A Bradford man who was one of five protesters who super-glued their hands and staged a sit-in outside one of the biggest arms fairs in the world claimed it was part of "negotiation" with police, a court has heard.
James Clayton, 33, is standing trial at Stratford Magistrates' Court, after blocking the way to an entrance of the Defence Security Equipment International (DSEI) arms fair at London's ExCel Centre last September.
Police had to use chemicals to release the protesters’ hands.
Clayton, who had taken a week off work running a community centre in Bradford to take part, claimed he saw it as his "duty" to act in this way and he had viewed the whole process of their contact with police as a "negotiation about how we would continue our legal protest".

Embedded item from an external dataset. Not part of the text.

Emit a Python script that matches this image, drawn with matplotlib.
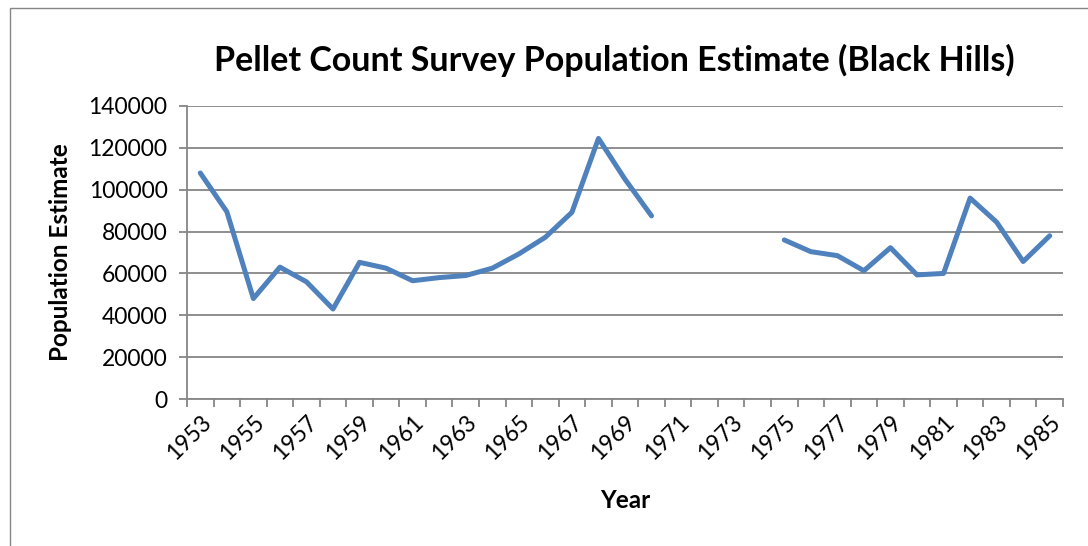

"We knew that there was a risk we would be arrested. We did not set out to be arrested," he said.
"I did not believe that I could in good conscience as a citizen and a Christian to allow behaviour that was illegal and immoral to continue."
He told the court: "I super-glued my hands together because I thought it would strengthen our position with the police about how we would go about the negotiation."
Prosecutor Afolake Jaja suggested the group had been arrested because they refused to leave and ignored a police command to stay behind a line.
She said a warning was issued by a chief inspector from the Ministry of Defence (MoD) police for the protesters to leave the footbridge.
Clayton claimed: "We had obeyed the command we had thought we had been given."
Clayton, of Cecil Avenue, Bradford; Symon Hill, 36, of Thayer Street, central London; Chloe Skinner, 26, of Onslow Road, Sheffield; Christopher Wood, 27, of Langleys Road, Birmingham and Daniel Woodhouse, 26, of Recreation Street, Long Eaton, Nottingham, all deny aggravated trespass.